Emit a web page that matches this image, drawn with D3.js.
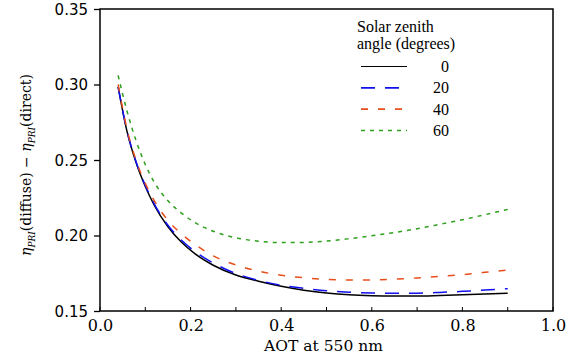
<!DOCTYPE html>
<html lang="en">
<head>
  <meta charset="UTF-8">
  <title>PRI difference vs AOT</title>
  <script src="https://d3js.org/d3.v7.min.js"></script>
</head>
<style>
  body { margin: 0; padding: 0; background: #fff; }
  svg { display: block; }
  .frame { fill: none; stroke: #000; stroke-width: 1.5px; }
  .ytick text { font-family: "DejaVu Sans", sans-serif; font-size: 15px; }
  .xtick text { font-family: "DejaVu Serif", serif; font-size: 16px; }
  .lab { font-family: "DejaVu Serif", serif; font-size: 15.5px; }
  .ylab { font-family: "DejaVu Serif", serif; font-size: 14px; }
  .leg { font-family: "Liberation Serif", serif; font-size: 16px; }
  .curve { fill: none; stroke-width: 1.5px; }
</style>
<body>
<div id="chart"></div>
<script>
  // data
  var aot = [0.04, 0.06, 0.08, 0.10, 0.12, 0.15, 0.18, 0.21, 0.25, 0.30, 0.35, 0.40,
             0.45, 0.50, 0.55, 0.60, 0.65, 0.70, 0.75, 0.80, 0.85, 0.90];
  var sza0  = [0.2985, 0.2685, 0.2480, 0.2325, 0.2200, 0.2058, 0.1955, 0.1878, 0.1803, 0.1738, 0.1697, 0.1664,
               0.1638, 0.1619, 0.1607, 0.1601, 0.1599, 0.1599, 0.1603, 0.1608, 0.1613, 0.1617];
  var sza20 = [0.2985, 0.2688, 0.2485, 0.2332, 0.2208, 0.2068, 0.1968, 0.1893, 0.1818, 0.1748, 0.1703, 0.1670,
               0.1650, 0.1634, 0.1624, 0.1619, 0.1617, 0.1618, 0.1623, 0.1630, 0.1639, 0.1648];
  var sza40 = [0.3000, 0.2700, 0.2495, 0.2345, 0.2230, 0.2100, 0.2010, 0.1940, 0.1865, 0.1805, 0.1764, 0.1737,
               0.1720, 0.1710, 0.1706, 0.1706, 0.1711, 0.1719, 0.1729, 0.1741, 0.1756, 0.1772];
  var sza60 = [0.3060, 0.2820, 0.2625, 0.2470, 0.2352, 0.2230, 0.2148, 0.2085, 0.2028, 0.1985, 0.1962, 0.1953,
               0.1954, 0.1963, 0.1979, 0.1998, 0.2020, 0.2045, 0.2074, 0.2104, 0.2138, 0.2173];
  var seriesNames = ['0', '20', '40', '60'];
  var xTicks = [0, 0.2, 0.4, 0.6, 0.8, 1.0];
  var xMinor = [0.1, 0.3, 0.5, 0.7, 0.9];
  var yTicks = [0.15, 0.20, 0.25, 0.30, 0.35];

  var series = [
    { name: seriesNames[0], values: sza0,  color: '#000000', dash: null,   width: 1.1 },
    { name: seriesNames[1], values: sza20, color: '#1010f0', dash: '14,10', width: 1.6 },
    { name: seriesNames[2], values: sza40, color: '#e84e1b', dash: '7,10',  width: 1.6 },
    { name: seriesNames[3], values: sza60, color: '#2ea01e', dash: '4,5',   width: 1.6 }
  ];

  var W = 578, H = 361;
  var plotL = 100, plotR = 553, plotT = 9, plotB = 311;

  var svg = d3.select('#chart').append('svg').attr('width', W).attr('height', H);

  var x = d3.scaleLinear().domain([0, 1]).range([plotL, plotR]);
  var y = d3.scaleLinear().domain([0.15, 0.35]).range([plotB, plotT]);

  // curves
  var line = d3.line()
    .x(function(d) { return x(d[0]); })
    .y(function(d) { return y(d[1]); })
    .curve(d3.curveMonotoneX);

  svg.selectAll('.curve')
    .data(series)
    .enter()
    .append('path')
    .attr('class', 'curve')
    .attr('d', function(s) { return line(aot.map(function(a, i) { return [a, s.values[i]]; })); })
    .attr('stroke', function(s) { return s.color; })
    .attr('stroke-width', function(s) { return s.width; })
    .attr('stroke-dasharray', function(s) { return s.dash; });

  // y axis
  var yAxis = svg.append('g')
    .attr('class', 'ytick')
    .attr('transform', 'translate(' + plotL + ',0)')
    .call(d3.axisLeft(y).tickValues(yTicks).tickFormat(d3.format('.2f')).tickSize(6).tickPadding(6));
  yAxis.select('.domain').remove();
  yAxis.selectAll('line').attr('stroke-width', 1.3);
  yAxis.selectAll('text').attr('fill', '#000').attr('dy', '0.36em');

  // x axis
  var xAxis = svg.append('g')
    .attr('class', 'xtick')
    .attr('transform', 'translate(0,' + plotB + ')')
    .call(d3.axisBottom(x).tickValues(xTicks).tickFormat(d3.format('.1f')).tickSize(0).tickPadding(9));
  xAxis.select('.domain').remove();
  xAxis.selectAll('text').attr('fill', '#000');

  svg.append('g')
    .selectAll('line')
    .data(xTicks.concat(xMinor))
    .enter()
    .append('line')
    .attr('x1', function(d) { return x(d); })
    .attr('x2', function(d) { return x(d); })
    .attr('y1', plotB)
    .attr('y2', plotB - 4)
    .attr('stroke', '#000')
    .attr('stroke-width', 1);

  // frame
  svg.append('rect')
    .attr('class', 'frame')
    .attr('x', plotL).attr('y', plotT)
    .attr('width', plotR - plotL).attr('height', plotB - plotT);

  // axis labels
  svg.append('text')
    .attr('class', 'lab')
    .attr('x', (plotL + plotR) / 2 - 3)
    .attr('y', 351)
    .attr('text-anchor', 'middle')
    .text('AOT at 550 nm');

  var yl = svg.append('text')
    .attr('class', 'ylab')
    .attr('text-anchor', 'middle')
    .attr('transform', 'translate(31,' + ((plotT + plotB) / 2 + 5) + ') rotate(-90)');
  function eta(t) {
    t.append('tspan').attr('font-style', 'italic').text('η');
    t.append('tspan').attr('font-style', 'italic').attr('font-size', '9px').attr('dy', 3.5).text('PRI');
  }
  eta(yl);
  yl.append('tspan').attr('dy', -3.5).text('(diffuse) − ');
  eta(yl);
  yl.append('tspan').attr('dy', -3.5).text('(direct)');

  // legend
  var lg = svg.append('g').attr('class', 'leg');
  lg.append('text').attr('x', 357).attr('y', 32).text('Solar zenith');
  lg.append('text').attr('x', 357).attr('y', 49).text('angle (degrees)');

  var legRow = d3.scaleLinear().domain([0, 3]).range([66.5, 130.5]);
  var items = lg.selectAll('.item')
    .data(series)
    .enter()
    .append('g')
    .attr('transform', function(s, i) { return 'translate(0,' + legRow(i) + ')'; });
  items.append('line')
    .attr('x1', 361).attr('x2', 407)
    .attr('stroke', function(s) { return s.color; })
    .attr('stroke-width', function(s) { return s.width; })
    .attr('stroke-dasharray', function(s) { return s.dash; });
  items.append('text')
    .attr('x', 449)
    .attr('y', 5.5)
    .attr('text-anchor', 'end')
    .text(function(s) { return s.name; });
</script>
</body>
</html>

***

◆ Set task
Quote every line word for word and keep the images out of the copy.

◆ Expected output
Emit a web page that matches this image, drawn with D3.js.
<!DOCTYPE html>
<html lang="en">
<head>
  <meta charset="UTF-8">
  <title>PRI difference vs AOT</title>
  <script src="https://d3js.org/d3.v7.min.js"></script>
</head>
<style>
  body { margin: 0; padding: 0; background: #fff; }
  svg { display: block; }
  .frame { fill: none; stroke: #000; stroke-width: 1.5px; }
  .ytick text { font-family: "DejaVu Sans", sans-serif; font-size: 15px; }
  .xtick text { font-family: "DejaVu Serif", serif; font-size: 16px; }
  .lab { font-family: "DejaVu Serif", serif; font-size: 15.5px; }
  .ylab { font-family: "DejaVu Serif", serif; font-size: 14px; }
  .leg { font-family: "Liberation Serif", serif; font-size: 16px; }
  .curve { fill: none; stroke-width: 1.5px; }
</style>
<body>
<div id="chart"></div>
<script>
  // data
  var aot = [0.04, 0.06, 0.08, 0.10, 0.12, 0.15, 0.18, 0.21, 0.25, 0.30, 0.35, 0.40,
             0.45, 0.50, 0.55, 0.60, 0.65, 0.70, 0.75, 0.80, 0.85, 0.90];
  var sza0  = [0.2985, 0.2685, 0.2480, 0.2325, 0.2200, 0.2058, 0.1955, 0.1878, 0.1803, 0.1738, 0.1697, 0.1664,
               0.1638, 0.1619, 0.1607, 0.1601, 0.1599, 0.1599, 0.1603, 0.1608, 0.1613, 0.1617];
  var sza20 = [0.2985, 0.2688, 0.2485, 0.2332, 0.2208, 0.2068, 0.1968, 0.1893, 0.1818, 0.1748, 0.1703, 0.1670,
               0.1650, 0.1634, 0.1624, 0.1619, 0.1617, 0.1618, 0.1623, 0.1630, 0.1639, 0.1648];
  var sza40 = [0.3000, 0.2700, 0.2495, 0.2345, 0.2230, 0.2100, 0.2010, 0.1940, 0.1865, 0.1805, 0.1764, 0.1737,
               0.1720, 0.1710, 0.1706, 0.1706, 0.1711, 0.1719, 0.1729, 0.1741, 0.1756, 0.1772];
  var sza60 = [0.3060, 0.2820, 0.2625, 0.2470, 0.2352, 0.2230, 0.2148, 0.2085, 0.2028, 0.1985, 0.1962, 0.1953,
               0.1954, 0.1963, 0.1979, 0.1998, 0.2020, 0.2045, 0.2074, 0.2104, 0.2138, 0.2173];
  var seriesNames = ['0', '20', '40', '60'];
  var xTicks = [0, 0.2, 0.4, 0.6, 0.8, 1.0];
  var xMinor = [0.1, 0.3, 0.5, 0.7, 0.9];
  var yTicks = [0.15, 0.20, 0.25, 0.30, 0.35];

  var series = [
    { name: seriesNames[0], values: sza0,  color: '#000000', dash: null,   width: 1.1 },
    { name: seriesNames[1], values: sza20, color: '#1010f0', dash: '14,10', width: 1.6 },
    { name: seriesNames[2], values: sza40, color: '#e84e1b', dash: '7,10',  width: 1.6 },
    { name: seriesNames[3], values: sza60, color: '#2ea01e', dash: '4,5',   width: 1.6 }
  ];

  var W = 578, H = 361;
  var plotL = 100, plotR = 553, plotT = 9, plotB = 311;

  var svg = d3.select('#chart').append('svg').attr('width', W).attr('height', H);

  var x = d3.scaleLinear().domain([0, 1]).range([plotL, plotR]);
  var y = d3.scaleLinear().domain([0.15, 0.35]).range([plotB, plotT]);

  // curves
  var line = d3.line()
    .x(function(d) { return x(d[0]); })
    .y(function(d) { return y(d[1]); })
    .curve(d3.curveMonotoneX);

  svg.selectAll('.curve')
    .data(series)
    .enter()
    .append('path')
    .attr('class', 'curve')
    .attr('d', function(s) { return line(aot.map(function(a, i) { return [a, s.values[i]]; })); })
    .attr('stroke', function(s) { return s.color; })
    .attr('stroke-width', function(s) { return s.width; })
    .attr('stroke-dasharray', function(s) { return s.dash; });

  // y axis
  var yAxis = svg.append('g')
    .attr('class', 'ytick')
    .attr('transform', 'translate(' + plotL + ',0)')
    .call(d3.axisLeft(y).tickValues(yTicks).tickFormat(d3.format('.2f')).tickSize(6).tickPadding(6));
  yAxis.select('.domain').remove();
  yAxis.selectAll('line').attr('stroke-width', 1.3);
  yAxis.selectAll('text').attr('fill', '#000').attr('dy', '0.36em');

  // x axis
  var xAxis = svg.append('g')
    .attr('class', 'xtick')
    .attr('transform', 'translate(0,' + plotB + ')')
    .call(d3.axisBottom(x).tickValues(xTicks).tickFormat(d3.format('.1f')).tickSize(0).tickPadding(9));
  xAxis.select('.domain').remove();
  xAxis.selectAll('text').attr('fill', '#000');

  svg.append('g')
    .selectAll('line')
    .data(xTicks.concat(xMinor))
    .enter()
    .append('line')
    .attr('x1', function(d) { return x(d); })
    .attr('x2', function(d) { return x(d); })
    .attr('y1', plotB)
    .attr('y2', plotB - 4)
    .attr('stroke', '#000')
    .attr('stroke-width', 1);

  // frame
  svg.append('rect')
    .attr('class', 'frame')
    .attr('x', plotL).attr('y', plotT)
    .attr('width', plotR - plotL).attr('height', plotB - plotT);

  // axis labels
  svg.append('text')
    .attr('class', 'lab')
    .attr('x', (plotL + plotR) / 2 - 3)
    .attr('y', 351)
    .attr('text-anchor', 'middle')
    .text('AOT at 550 nm');

  var yl = svg.append('text')
    .attr('class', 'ylab')
    .attr('text-anchor', 'middle')
    .attr('transform', 'translate(31,' + ((plotT + plotB) / 2 + 5) + ') rotate(-90)');
  function eta(t) {
    t.append('tspan').attr('font-style', 'italic').text('η');
    t.append('tspan').attr('font-style', 'italic').attr('font-size', '9px').attr('dy', 3.5).text('PRI');
  }
  eta(yl);
  yl.append('tspan').attr('dy', -3.5).text('(diffuse) − ');
  eta(yl);
  yl.append('tspan').attr('dy', -3.5).text('(direct)');

  // legend
  var lg = svg.append('g').attr('class', 'leg');
  lg.append('text').attr('x', 357).attr('y', 32).text('Solar zenith');
  lg.append('text').attr('x', 357).attr('y', 49).text('angle (degrees)');

  var legRow = d3.scaleLinear().domain([0, 3]).range([66.5, 130.5]);
  var items = lg.selectAll('.item')
    .data(series)
    .enter()
    .append('g')
    .attr('transform', function(s, i) { return 'translate(0,' + legRow(i) + ')'; });
  items.append('line')
    .attr('x1', 361).attr('x2', 407)
    .attr('stroke', function(s) { return s.color; })
    .attr('stroke-width', function(s) { return s.width; })
    .attr('stroke-dasharray', function(s) { return s.dash; });
  items.append('text')
    .attr('x', 449)
    .attr('y', 5.5)
    .attr('text-anchor', 'end')
    .text(function(s) { return s.name; });
</script>
</body>
</html>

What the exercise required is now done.